Krastev’s analysis identifies the middle class to be the social base of recent protest waves. Sociologically speaking, this middle class is much more divided and estranged than at any time before, materially deteriorating in some cases but surely not in all of them, and consolidated only by the depressing feeling of its rising political disempowerment. It wishes just to maintain and reaffirm its status. It has a shared experience but no collective identity. It considers its place in societal hierarchy to be threatened by some populist alliance between elites and lower social strata. Paradoxically, the middle class has lost confidence in the very weapon that provided for its rise in the past: free elections. Elections seem to have lost their political relevance. Middle-class voters don’t see distinct clear alternatives and a personal power to choose one of them, and go to the streets rather than to the polling stations. Middle-class protest impulses are fueled by the perception that governments tend to be less and less dependent on citizens, and more and more on stock exchanges, professional armies, and immigrant labor power. All this culminates in general mistrust. The middle class treats politics as an opportunity to stop, control, and punish. Protests are not about some alternative but about the line which elites should not trespass.

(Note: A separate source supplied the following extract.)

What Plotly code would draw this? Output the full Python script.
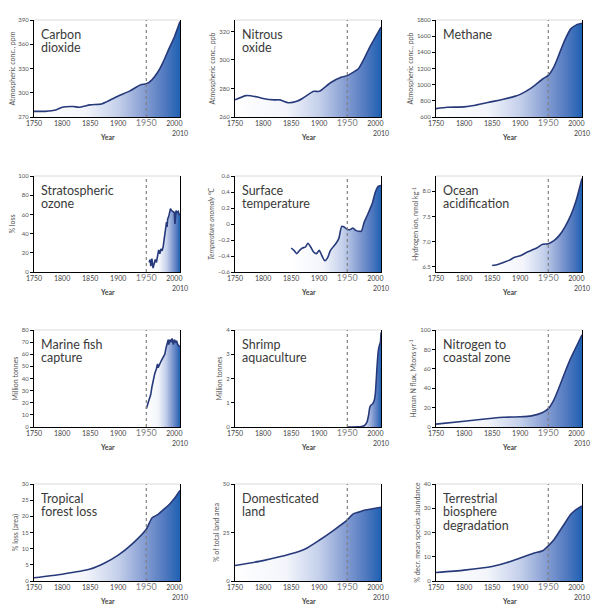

No doubt protests have become popular, fashionable, and some sort of a lifestyle way of social involvement. Nevertheless, the issue of their legitimacy inevitably comes to the agenda. Krastev’s book presents a sympathetic vision on protesters’ viewpoints. In spite of various aspects of criticism, the honesty and spontaneity of protests are left above suspicion. According to Krastev, protesters can be sometimes wrong in what they do, but we have to accept their own version of who they are, and of what they have seen, experienced, understood, and outspoken. When we learn that citizens try to (efficiently or primitively) control democratic institutions, we don’t ask ourselves if it is the citizens who really make such a claim. Any discussion of possible manipulation and steering of protests is light-heartedly dismissed as conspiracy theories or elite propaganda. Counterfeit protest activity needs elaboration in further research.

Ivan Krastev states that democracy will survive out of this disruption caused by protest anti-politics. Twenty years ago, Patrick Kennon shared a similar opinion. Whatever happens and to whatever consequences, its result will still be called “democracy.” Krastev’s book on the protest wave is not only timely, fascinating, and profound, it is full of many superb references and observations, which made me several times passionately, wish I have come to them myself. Such brilliantly written books usually receive the label “must-read.” I opt to extend it to “must-think.”